Friday, December 28, 2007

ABC’s of good Interviewing.

By Zebriod (c) 2007

A. Your perspective.
An interview is hard work and you must be prepared. However let’s understand what you are trying to accomplish. You want to answer the following three questions:
Do you understand the opportunity
Can you do the job, and
Do you want the job?
We can flip these and easy understand what the interviewer is trying to accomplish!

B. The basics.
Never forget the basics. That is know where you have to be, be there 15 minutes early, be prepared (know all you can about the interviewers and company), be smart, and have clean shoes. And above all be respectful.

People hire people they like, people like people with energy. So have good posture, eye contact, listening skills! and use words such as contribute, enhance, and improve in your responses.

C. Be prepared for the Ice-breakers.
Over 80% of interviews start off with an icebreaker like “tell me about yourself”. These are dangerous and you need to be on guard. Interviews are rarely interested in you to the extent that they are will to sit a listen to where you grew up and irrelevant stories – so we have to keep it relevant at all times. So how do you answer it? You need to do some homework.

Prepare your own marketing statement the night before. Everyone needs this at all times, it is sometimes referred to as your elevator speech or pitch. Imagine you get caught in the elevator with the boss between floors; you would not want to miss the opportunity…

This is what it looks like, prepare a 3 part statement:
Part 1 – One sentence summary of career to date.
Part 2 – Accomplishment you are proud of that will capture the employer’s attention.
Part 3 – One sentence summary of what you want to do next in your career.

Example “I’ve had 16 years of experience in the industry while serving as a {job title} with company ABC for the last five years. While at ABC, I led the successful {accomplishment} which resulted in us achieving {bottom line impact…saving money, saving time, awards/recognition}. For my next career move, I desire to move to a company with more prestige where I can continue to add value for the long term.”

Tips. We always need to do our homework and this statement is a good demonstration. Part 1 needs to be relevant and most people have to work at making this short, easy to ramble on here – the interviewer is not interested.

Part 2 is very telling, prepare as many accomplishments from your career as possible, select the best for your marketing statement and use the remainder through out the interview to answer other question. For example if you get a skill question “what do you know about ..?” You can have a specific accomplishment that highlights your knowledge.

Part 3 allows you to answer “why am I here and why you should hire me?” right up front. Don’t miss the chance.

**An Extra Tip: If given the opportunity to ask a question at the very beginning of the interview – Ask, “What exactly are you looking for in a (title of position)?” Listen Carefully! You should target the rest of your interview answers so that they cover what the hiring manager’s response was to that question.

D. How to answer behavioral questions.

You are going to get many questions in interviews that are skill, knowledge or behavioral based. For example, what’s the most difficult situation you ever faced on a job?

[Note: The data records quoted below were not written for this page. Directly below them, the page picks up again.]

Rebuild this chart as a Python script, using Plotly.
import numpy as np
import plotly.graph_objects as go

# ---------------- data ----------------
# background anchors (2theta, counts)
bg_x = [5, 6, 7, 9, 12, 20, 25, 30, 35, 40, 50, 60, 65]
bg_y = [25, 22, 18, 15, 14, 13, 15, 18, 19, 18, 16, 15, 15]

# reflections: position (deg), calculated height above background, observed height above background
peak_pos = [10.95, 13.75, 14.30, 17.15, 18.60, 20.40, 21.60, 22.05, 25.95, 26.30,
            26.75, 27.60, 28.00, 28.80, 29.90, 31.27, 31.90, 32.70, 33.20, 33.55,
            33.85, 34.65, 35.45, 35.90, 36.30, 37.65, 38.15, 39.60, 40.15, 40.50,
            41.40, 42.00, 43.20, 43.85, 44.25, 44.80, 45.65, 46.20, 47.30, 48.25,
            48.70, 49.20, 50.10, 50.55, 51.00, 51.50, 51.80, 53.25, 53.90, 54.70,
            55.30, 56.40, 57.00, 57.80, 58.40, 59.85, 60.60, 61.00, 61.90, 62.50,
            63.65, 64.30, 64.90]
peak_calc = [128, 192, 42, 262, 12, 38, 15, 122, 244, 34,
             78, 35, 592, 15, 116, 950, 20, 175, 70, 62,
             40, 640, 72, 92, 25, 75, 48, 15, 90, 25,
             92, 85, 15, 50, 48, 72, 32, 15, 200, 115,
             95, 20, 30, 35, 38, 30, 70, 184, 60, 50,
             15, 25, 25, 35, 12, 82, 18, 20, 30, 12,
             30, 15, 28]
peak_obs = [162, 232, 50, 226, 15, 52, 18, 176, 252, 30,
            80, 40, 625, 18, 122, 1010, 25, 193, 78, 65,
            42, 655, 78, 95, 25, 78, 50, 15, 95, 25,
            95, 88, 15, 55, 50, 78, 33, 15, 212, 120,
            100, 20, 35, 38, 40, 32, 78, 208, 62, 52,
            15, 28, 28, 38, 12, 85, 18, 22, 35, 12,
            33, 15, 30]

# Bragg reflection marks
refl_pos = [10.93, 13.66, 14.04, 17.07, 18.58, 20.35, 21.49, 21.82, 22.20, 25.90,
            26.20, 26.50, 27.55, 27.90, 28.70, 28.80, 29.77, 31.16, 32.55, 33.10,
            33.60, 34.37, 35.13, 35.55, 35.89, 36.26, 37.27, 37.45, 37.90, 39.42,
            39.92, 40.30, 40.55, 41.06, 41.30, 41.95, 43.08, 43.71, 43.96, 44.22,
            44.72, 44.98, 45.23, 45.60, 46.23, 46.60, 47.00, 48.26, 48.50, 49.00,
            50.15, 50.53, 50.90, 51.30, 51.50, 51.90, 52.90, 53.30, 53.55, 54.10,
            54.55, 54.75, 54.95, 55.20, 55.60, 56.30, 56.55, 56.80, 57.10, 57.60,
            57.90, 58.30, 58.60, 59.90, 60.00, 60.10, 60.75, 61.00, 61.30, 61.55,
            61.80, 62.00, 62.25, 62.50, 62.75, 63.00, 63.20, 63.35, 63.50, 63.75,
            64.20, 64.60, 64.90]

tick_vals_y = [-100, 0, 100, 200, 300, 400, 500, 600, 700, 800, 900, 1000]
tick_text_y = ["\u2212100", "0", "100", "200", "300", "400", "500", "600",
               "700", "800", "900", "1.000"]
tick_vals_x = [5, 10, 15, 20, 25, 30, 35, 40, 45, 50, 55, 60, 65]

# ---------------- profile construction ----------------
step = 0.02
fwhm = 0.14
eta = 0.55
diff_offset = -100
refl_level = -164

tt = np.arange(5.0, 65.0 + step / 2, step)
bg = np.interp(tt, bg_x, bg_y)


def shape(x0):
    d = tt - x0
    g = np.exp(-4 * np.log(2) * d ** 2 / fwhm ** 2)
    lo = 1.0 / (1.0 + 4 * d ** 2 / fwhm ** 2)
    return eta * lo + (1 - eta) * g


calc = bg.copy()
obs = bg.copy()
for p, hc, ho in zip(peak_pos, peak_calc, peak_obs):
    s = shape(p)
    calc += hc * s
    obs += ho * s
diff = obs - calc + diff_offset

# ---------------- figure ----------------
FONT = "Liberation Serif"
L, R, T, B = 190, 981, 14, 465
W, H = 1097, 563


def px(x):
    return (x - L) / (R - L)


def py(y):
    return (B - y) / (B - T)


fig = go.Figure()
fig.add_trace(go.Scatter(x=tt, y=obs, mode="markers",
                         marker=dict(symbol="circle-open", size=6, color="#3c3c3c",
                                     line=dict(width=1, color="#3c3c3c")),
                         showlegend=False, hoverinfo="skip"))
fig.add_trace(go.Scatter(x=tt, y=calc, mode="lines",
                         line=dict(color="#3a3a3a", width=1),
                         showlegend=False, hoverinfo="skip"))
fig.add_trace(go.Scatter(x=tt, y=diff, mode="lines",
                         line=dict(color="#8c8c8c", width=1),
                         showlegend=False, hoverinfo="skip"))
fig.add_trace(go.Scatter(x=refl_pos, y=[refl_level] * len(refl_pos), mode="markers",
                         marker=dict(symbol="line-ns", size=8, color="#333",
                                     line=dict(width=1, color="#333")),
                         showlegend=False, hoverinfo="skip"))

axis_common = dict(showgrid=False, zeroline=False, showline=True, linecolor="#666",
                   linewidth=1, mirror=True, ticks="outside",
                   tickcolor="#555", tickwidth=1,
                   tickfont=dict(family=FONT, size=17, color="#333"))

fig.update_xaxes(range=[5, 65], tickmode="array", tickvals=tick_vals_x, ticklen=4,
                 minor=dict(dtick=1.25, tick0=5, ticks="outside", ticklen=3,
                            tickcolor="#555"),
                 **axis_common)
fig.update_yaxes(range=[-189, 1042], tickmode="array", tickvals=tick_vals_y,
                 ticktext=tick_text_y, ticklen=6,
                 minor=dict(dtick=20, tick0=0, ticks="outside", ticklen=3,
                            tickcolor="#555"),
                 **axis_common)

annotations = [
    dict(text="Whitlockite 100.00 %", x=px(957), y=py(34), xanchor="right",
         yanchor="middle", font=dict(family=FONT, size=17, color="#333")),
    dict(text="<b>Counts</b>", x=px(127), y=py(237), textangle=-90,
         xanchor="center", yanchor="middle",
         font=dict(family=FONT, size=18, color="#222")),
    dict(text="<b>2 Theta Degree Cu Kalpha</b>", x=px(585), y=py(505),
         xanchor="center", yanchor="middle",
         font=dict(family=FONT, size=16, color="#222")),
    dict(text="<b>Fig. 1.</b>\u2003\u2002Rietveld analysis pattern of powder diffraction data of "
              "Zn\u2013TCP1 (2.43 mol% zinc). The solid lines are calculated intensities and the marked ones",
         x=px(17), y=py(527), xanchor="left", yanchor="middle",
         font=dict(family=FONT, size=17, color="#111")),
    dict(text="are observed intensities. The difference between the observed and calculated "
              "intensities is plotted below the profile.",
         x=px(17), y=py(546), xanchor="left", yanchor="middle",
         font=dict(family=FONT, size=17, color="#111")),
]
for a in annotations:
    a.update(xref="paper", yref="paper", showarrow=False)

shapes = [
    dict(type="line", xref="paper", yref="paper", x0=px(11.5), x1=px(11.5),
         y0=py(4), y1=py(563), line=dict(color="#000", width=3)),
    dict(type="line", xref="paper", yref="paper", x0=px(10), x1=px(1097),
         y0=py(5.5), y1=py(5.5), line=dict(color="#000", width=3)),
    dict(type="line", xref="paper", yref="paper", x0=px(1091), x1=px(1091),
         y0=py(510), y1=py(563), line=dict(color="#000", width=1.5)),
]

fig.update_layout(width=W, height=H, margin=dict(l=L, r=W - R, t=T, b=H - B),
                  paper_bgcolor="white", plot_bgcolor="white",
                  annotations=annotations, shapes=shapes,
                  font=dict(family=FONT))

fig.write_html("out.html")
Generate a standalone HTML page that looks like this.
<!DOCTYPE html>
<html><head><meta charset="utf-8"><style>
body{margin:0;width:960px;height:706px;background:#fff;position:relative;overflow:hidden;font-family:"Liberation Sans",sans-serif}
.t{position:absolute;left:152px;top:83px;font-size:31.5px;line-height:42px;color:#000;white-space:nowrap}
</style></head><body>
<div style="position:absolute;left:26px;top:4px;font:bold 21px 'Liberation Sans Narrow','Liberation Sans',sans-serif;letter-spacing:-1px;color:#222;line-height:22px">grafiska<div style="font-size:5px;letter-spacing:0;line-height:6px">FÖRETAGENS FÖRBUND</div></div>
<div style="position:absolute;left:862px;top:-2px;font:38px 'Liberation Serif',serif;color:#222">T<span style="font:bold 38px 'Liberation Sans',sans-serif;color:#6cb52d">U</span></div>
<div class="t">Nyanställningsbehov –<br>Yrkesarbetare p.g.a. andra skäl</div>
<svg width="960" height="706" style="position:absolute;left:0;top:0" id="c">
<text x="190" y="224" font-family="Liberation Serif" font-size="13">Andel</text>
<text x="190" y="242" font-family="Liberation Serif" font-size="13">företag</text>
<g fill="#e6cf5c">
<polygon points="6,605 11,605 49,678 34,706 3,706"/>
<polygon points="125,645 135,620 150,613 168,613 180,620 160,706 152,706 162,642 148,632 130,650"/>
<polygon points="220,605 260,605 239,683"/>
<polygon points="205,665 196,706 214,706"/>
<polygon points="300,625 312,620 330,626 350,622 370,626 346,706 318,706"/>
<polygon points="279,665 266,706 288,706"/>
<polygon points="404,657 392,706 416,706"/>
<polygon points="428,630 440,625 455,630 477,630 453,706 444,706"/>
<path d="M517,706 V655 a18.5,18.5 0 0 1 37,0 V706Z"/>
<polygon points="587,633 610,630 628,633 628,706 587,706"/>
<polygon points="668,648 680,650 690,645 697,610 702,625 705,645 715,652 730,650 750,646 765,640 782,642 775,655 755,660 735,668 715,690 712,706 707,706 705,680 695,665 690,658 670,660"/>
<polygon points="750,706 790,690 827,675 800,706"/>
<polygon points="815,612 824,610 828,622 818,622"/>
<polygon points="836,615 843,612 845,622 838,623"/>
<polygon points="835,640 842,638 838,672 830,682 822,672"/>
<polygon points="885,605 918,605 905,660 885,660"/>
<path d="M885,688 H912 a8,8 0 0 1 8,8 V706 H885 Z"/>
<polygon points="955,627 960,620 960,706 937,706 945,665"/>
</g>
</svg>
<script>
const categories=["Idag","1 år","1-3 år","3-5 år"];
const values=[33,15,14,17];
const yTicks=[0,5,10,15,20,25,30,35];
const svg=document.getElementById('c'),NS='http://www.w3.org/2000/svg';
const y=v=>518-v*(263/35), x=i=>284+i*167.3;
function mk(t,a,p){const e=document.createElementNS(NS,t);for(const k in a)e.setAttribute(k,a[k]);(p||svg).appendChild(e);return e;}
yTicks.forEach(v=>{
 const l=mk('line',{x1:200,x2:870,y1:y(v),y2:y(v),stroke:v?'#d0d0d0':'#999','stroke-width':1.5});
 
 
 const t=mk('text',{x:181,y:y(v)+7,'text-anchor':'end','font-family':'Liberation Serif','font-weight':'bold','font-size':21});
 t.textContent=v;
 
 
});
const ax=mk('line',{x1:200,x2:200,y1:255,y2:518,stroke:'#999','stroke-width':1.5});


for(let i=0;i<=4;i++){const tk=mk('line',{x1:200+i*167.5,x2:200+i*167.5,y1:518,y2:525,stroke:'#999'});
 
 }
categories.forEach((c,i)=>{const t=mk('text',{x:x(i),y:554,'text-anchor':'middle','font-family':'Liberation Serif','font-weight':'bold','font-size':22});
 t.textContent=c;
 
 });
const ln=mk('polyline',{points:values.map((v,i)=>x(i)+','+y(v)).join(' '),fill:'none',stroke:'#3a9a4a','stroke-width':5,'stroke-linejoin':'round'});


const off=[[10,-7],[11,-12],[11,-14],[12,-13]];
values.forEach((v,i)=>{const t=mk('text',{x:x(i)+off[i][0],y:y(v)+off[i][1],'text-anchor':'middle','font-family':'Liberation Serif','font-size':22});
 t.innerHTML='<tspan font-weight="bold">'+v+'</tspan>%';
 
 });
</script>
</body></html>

Answer questions with examples, so you will be glad you did your homework. Remember rule 1 – it is all about them, how do you joining them benefit them? How do your previous accomplishments and experiences benefit them?
One way you want to think of this answer using the SOAR or STAR principles.

Situation Situation
Obstacle Task
Action Action
Result Result

“I was in this situation, I was given this task, I took the following actions and result was…”

See how all the accomplishments you prepared for your marketing statement will be very useful?

Each discipline will have their own skill requirement so be prepared, we can’t cover that here but all employers are looking for the same three things:

Skills, Experience and Stability

But be prepared to highlight the “intangible” using accomplishments. Saying you are a “good team player, good communicator, hard worker, cultural fit, internally motivated” with no context is hollow.


E. Be ready to ask good questions.

When finally the interviewer will ask “have you any questions for me?” The wrong answer is “No”. Interviewers like to talk about themselves and they get as much out of you questions as the answer to their questions.

Prepare questions in these 3 categories:
Questions about the job / opportunity
Questions about the company, however never ask something that is publicly available.
Questions about the interviewer, how about testing them with “tell me about yourself”

Sample Questions:
-What would you expect me to achieve in the first 6 months?
-Is there anything I can tell you about my qualifications that I haven’t said yet?
-What are the principal challenges I would face in this job?